In the seed plants, the matK gene found in the chloroplast genome is often used as a phylogenetic marker. The presence of both highly conserved and highly variable regions makes it potentially useful in studies at a range of taxonomic levels. However, matK has not been used in studies of ferns because the universal primers used in other taxa do not work. In most land plants the matK gene is located within an intron of the trnK gene and is thought to play a role in splicing out the intron. However in the lineage leading to most fern species, a large inversion separated one trnK exon and part of the intron from matK. In the recently completed Adiantum capillus-veneris genome, the trnK gene is no longer present yet the matK sequence is still recognizable, suggesting that matK still has some function. We are interested in using ratios of nonsynonymous and synonymous mutations to look for evidence of differences in selective pressure on the matK sequence in taxa with and without trnK. In addition, we are developing universal primers to amplify and sequence matK in other fern taxa. Aaron Duffy is working on this project.
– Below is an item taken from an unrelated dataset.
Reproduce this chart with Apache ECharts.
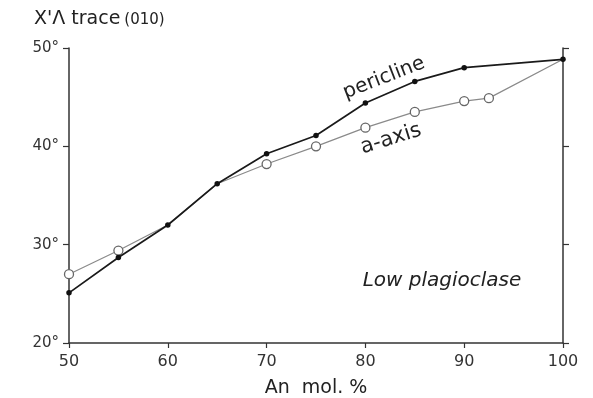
<!DOCTYPE html>
<html><head><meta charset="utf-8">
<script src="https://cdn.jsdelivr.net/npm/echarts@6/dist/echarts.min.js"></script>
<style>html,body{margin:0;padding:0;background:#fff}#c{width:593px;height:398px}</style>
</head><body><div id="c"></div>
<script>
// An mol. % and X'Λ trace(010) angles (degrees)
const periclineX = [50, 55, 60, 65, 70, 75, 80, 85, 90, 100];
const periclineY = [25.1, 28.7, 32.0, 36.2, 39.25, 41.1, 44.4, 46.6, 48.0, 48.85];
const aAxisX = [50, 55, 60, 65, 70, 75, 80, 85, 90, 92.5, 100];
const aAxisY = [27.0, 29.4, 32.0, 36.2, 38.2, 40.0, 41.9, 43.5, 44.6, 44.9, 48.85];
const aAxisMarked = [true, true, false, false, true, true, true, true, true, true, false];
const xTicks = [50, 60, 70, 80, 90, 100];
const yTicks = [20, 30, 40, 50];

const FONT = 'DejaVu Sans';
const chart = echarts.init(document.getElementById('c'), null, {renderer: 'canvas'});
const pericline = periclineX.map((x, i) => [x, periclineY[i]]);
const aAxis = aAxisX.map((x, i) => ({
  value: [x, aAxisY[i]],
  symbol: aAxisMarked[i] ? 'circle' : 'none'
}));

chart.setOption({
  animation: false,
  backgroundColor: '#fff',
  grid: {left: 69, right: 30, top: 48, bottom: 55, containLabel: false, outerBoundsMode: 'none'},
  title: {
    text: "{a|X'Λ trace}{b|(010)}",
    left: 29, top: 5,
    textStyle: {rich: {
      a: {fontFamily: FONT, fontSize: 19, fontWeight: 'normal', color: '#222'},
      b: {fontFamily: FONT, fontSize: 15, fontWeight: 'normal', color: '#222', padding: [2, 0, 0, 4]}
    }}
  },
  xAxis: {
    type: 'value', min: xTicks[0], max: xTicks[xTicks.length - 1], interval: 10,
    axisLine: {lineStyle: {color: '#333', width: 1.5}},
    axisTick: {show: true, length: 5, inside: false, lineStyle: {color: '#333', width: 1.2}},
    axisLabel: {fontFamily: FONT, fontSize: 16, color: '#333', margin: 11},
    splitLine: {show: false},
    name: 'An  mol. %', nameLocation: 'middle', nameGap: 36,
    nameTextStyle: {fontFamily: FONT, fontSize: 19, color: '#222'}
  },
  yAxis: [{
    type: 'value', min: yTicks[0], max: yTicks[yTicks.length - 1], interval: 10,
    axisLine: {show: true, lineStyle: {color: '#333', width: 1.5}},
    axisTick: {show: true, length: 6, lineStyle: {color: '#333', width: 1.2}},
    axisLabel: {fontFamily: FONT, fontSize: 15, color: '#333', margin: 10, formatter: '{value}°'},
    splitLine: {show: false}
  }, {
    type: 'value', position: 'right', min: yTicks[0], max: yTicks[yTicks.length - 1], interval: 10,
    axisLine: {show: true, lineStyle: {color: '#333', width: 1.5}},
    axisTick: {show: true, length: 6, lineStyle: {color: '#333', width: 1.2}},
    axisLabel: {show: false},
    splitLine: {show: false}
  }],
  series: [{
    name: 'a-axis', type: 'line', data: aAxis,
    symbol: 'circle', symbolSize: 9, showAllSymbol: true,
    lineStyle: {color: '#8a8a8a', width: 1.2},
    itemStyle: {color: '#fff', borderColor: '#666', borderWidth: 1.3},
    z: 2
  }, {
    name: 'pericline', type: 'line', data: pericline,
    symbol: 'circle', symbolSize: 5.5, showAllSymbol: true,
    lineStyle: {color: '#1a1a1a', width: 1.7},
    itemStyle: {color: '#111'},
    z: 3
  }],
  graphic: [
    {type: 'text', x: 384, y: 78, rotation: 0.37,
     style: {text: 'pericline', font: '20px "DejaVu Sans"', fill: '#222', align: 'center', verticalAlign: 'middle'}},
    {type: 'text', x: 391, y: 139, rotation: 0.3,
     style: {text: 'a-axis', font: '21px "DejaVu Sans"', fill: '#222', align: 'center', verticalAlign: 'middle'}},
    {type: 'text', x: 442, y: 281,
     style: {text: 'Low plagioclase', font: 'italic 20px "DejaVu Sans"', fill: '#222', align: 'center', verticalAlign: 'middle'}}
  ]
});
</script></body></html>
Breeding Biology and Population Genetics of Maguire Primrose

Maguire primrose is a locally endemic plant of northern Utah, USA, with a total known range of less than 20 km2. A previous study found evidence for strong differentiation among local populations at 4 allozyme loci. We reexamined populations using 165 AFLP loci and found further evidence of unusually strong genetic structure. We also found an apparently fixed nucleotide difference between populations for a noncoding region of chloroplast DNA, mirroring the patterns seen for AFLP loci. Furthermore, we tested the hypothesis that the current population structure is the result of breeding barriers between plants from different populations. We made controlled hand-pollinated crosses and found that interpopulation crosses did not set significantly fewer seeds than intrapopulation crosses. Thus, we found no evidence of breeding barriers to explain these genetic patterns. As part of his masters thesis project, Jacob Davidson examined the breeding system and found that this species is primarily outcrossing and requires an insect pollinator. The most common floral visitors are anthophorid bees. See Jake's paper published in Plant Species Biology here

Independent Gametophyte Populations

The typical fern lifecycle consists of two alternating generations - a diploid sporophyte generation that produces spores by meiosis, and a haploid gametophyte generation that produces gametes that fuse to form a zygote through fertilization. Deviations from this "typical" life cycle are fairly common and include forms of asexual reproduction which allow one generation to postpone or avoid transition. Differences in ecological or environmental tolerance of generations have been found, and these differences, combined with long distance spore dispersal, can lead to spores germinating in locations that are not suitable for sporophytes. If the locations are suitable for gametophytes and they reproduce asexually, independent gametophyte populations can be established. The two most well-known fern species with independent gametophyte populations in North America are Trichomanes intricatum and Vittaria appalachiana. The highly reduced plants live in dark, humid, temperature moderated microhabitats on rock outcroppings throughout eastern North America. We are interested in using the distribution of genetic variation within and among populations to better understand their origins and evolutionary history. In addition, since there is evidence that the populations of these two species have existed without sexual reproduction for differing lengths of time, we hope to use them to test expectations of the long-term genetic effects of obligate asexuality. This is part of the dissertation work of Aaron Duffy.